Some mobo's have a continuos buzz or hum others do not you could always download speedfan or open hardware monitor in windows which will give you a more accurate reading of temps when you are running apps which are cpu and memory intensive and you may find that the temps are a lot higher than the 60 Degree alarm sound of the motherboard which would need addressing.

If you close down the apps running the temps may well stay high and go down slowly then go up again.

60 degree warning in the bios is a setting i would keep as it gives you the earliest possible warning of a temp problem.

Blowing out the case and fans will help as cleaning old thermal paste of the cpu and heatsink and re-applying will also help. Checking the cpu fan and case fans startup immediately and don't have large speed dips in rpms continually where the fans are running slow causing the system and cpu to heat up.


----------



## Wrench97 (May 10, 2008)

Software programs will not the CPU temp on unlocked CPU's
HW Monitor will give you the motherboard side on some boards as TMPIN1 but it's not supported on all boards/chipsets.

More reading > No temp reading on unlocked Phenom II - Google Search


----------



## aab1 (Apr 1, 2008)

wrench97 said:


> What was the temp reading in the bios?


It was 37C I think but the computer had been off several minutes as I took the opportunity of having it open to remove an old hard drive from it that was no longer in use, actually to my surprise I had 2 old unused hard drives in it and only one in use (the 2 others were disabled from device manager).

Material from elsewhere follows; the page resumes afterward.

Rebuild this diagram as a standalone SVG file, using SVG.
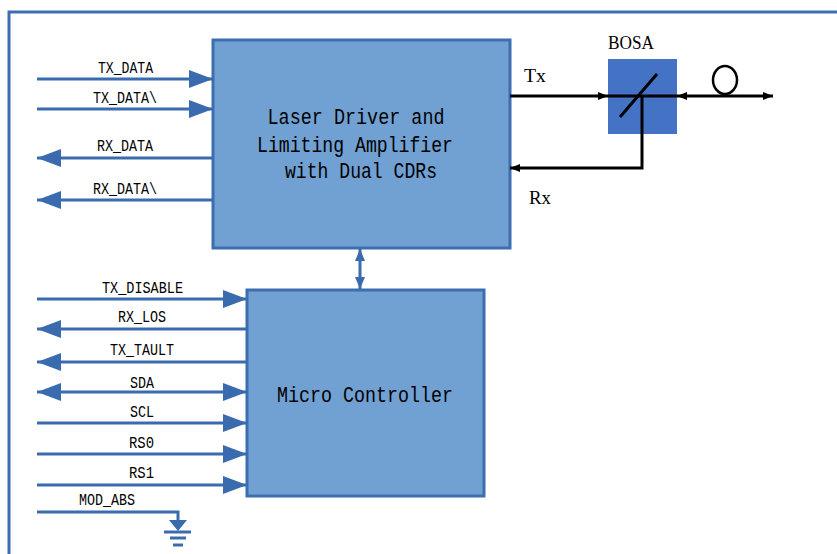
<svg xmlns="http://www.w3.org/2000/svg" width="837" height="554" viewBox="0 0 837 554">
<style>
.blk{fill:#71a0d2;stroke:#3d6eb0;stroke-width:3}
.sig{stroke:#3a6bae;stroke-width:3;fill:none}
.blk-line{stroke:#000;stroke-width:3;fill:none}
.lbl{font-family:"Liberation Mono",monospace;font-size:16.5px;fill:#000;text-anchor:middle}
.big{font-family:"Liberation Mono",monospace;font-size:22px;fill:#000;text-anchor:middle}
.ser{font-family:"Liberation Serif",serif;font-size:18px;fill:#000}
</style>
<defs>
<marker id="ab" markerUnits="userSpaceOnUse" markerWidth="24" markerHeight="18" refX="24" refY="9" orient="auto-start-reverse"><path d="M0,0 L24,9 L0,18 z" fill="#3a6bae"/></marker>
<marker id="as" markerUnits="userSpaceOnUse" markerWidth="12" markerHeight="10" refX="12" refY="5" orient="auto-start-reverse"><path d="M0,0 L12,5 L0,10 z" fill="#3a6bae"/></marker>
<marker id="ak" markerUnits="userSpaceOnUse" markerWidth="10" markerHeight="10" refX="10" refY="5" orient="auto-start-reverse"><path d="M0,1 L10,5 L0,9 z" fill="#000"/></marker>
</defs>
<rect width="837" height="554" fill="#fff"/>
<path d="M9,554 V12 H837" fill="none" stroke="#3d6eb0" stroke-width="3"/>

<g id="ldla">
<rect class="blk" x="213" y="40" width="297" height="208"/>
<text class="big" x="356" y="124" textLength="177" lengthAdjust="spacingAndGlyphs">Laser Driver and</text>
<text class="big" x="355" y="152" textLength="196" lengthAdjust="spacingAndGlyphs">Limiting Amplifier</text>
<text class="big" x="361" y="178" textLength="152" lengthAdjust="spacingAndGlyphs">with Dual CDRs</text>
</g>

<g id="mcu">
<rect class="blk" x="247" y="290" width="237" height="206"/>
<text class="big" x="365" y="402" textLength="176" lengthAdjust="spacingAndGlyphs">Micro Controller</text>
</g>

<g id="bosa">
<rect x="608" y="59" width="69" height="75" fill="#4472c4"/>
<text class="ser" x="608" y="49" textLength="46" lengthAdjust="spacingAndGlyphs">BOSA</text>
</g>

<g id="connectors">
<line class="sig" x1="37" y1="79" x2="213" y2="79" marker-end="url(#ab)"/>
<line class="sig" x1="37" y1="109" x2="213" y2="109" marker-end="url(#ab)"/>
<line class="sig" x1="213" y1="158" x2="37" y2="158" marker-end="url(#ab)"/>
<line class="sig" x1="213" y1="200" x2="37" y2="200" marker-end="url(#ab)"/>
<line class="sig" x1="360" y1="249" x2="360" y2="289" marker-start="url(#as)" marker-end="url(#as)"/>
<line class="sig" x1="37" y1="299" x2="247" y2="299" marker-end="url(#ab)"/>
<line class="sig" x1="247" y1="329" x2="37" y2="329" marker-end="url(#ab)"/>
<line class="sig" x1="247" y1="362" x2="37" y2="362" marker-end="url(#ab)"/>
<line class="sig" x1="37" y1="392" x2="247" y2="392" marker-start="url(#ab)" marker-end="url(#ab)"/>
<line class="sig" x1="37" y1="423" x2="247" y2="423" marker-end="url(#ab)"/>
<line class="sig" x1="37" y1="454" x2="247" y2="454" marker-end="url(#ab)"/>
<line class="sig" x1="37" y1="485" x2="247" y2="485" marker-end="url(#ab)"/>
<path class="sig" d="M37,512 H178 V520"/>
<path d="M169,520 H187 L178,531 z" fill="#3a6bae"/>
<line class="sig" x1="164" y1="532" x2="191" y2="532"/>
<line class="sig" x1="170" y1="538" x2="186" y2="538"/>
<line class="sig" x1="173" y1="545" x2="183" y2="545"/>

<line class="blk-line" x1="510" y1="96" x2="608" y2="96" marker-end="url(#ak)"/>
<line class="blk-line" x1="608" y1="96" x2="677" y2="96"/>
<line class="blk-line" x1="677" y1="96" x2="773" y2="96" marker-start="url(#ak)" marker-end="url(#ak)"/>
<ellipse cx="725" cy="80" rx="12" ry="14" fill="none" stroke="#000" stroke-width="2.5"/>
<line class="blk-line" x1="620" y1="117" x2="657" y2="74"/>
<path class="blk-line" d="M642,96 V168 H510" marker-end="url(#ak)"/>
</g>

<g id="labels">
<text class="lbl" x="125.5" y="73" textLength="55" lengthAdjust="spacingAndGlyphs">TX_DATA</text>
<text class="lbl" x="125" y="103" textLength="64" lengthAdjust="spacingAndGlyphs">TX_DATA\</text>
<text class="lbl" x="125" y="151" textLength="56" lengthAdjust="spacingAndGlyphs">RX_DATA</text>
<text class="lbl" x="125" y="194" textLength="64" lengthAdjust="spacingAndGlyphs">RX_DATA\</text>
<text class="lbl" x="142.5" y="293" textLength="81" lengthAdjust="spacingAndGlyphs">TX_DISABLE</text>
<text class="lbl" x="142" y="322" textLength="48" lengthAdjust="spacingAndGlyphs">RX_LOS</text>
<text class="lbl" x="142" y="355" textLength="64" lengthAdjust="spacingAndGlyphs">TX_TAULT</text>
<text class="lbl" x="142" y="388" textLength="24" lengthAdjust="spacingAndGlyphs">SDA</text>
<text class="lbl" x="142" y="417" textLength="24" lengthAdjust="spacingAndGlyphs">SCL</text>
<text class="lbl" x="141.5" y="448" textLength="25" lengthAdjust="spacingAndGlyphs">RS0</text>
<text class="lbl" x="141.5" y="478" textLength="25" lengthAdjust="spacingAndGlyphs">RS1</text>
<text class="lbl" x="107" y="505" textLength="56" lengthAdjust="spacingAndGlyphs">MOD_ABS</text>
<text class="ser" x="524" y="82" textLength="22" lengthAdjust="spacingAndGlyphs">Tx</text>
<text class="ser" x="529" y="204" textLength="22" lengthAdjust="spacingAndGlyphs">Rx</text>
</g>
</svg>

I'll get a can of compressed air, that's what got the alarm to stop when it started several months ago, but it started again recently. I prefer not to have even more running programs than I already have especially now that I know what the buzzing means.


----------



## Wrench97 (May 10, 2008)

Temp reading software is something that you would only open to check not leave running all the time.


----------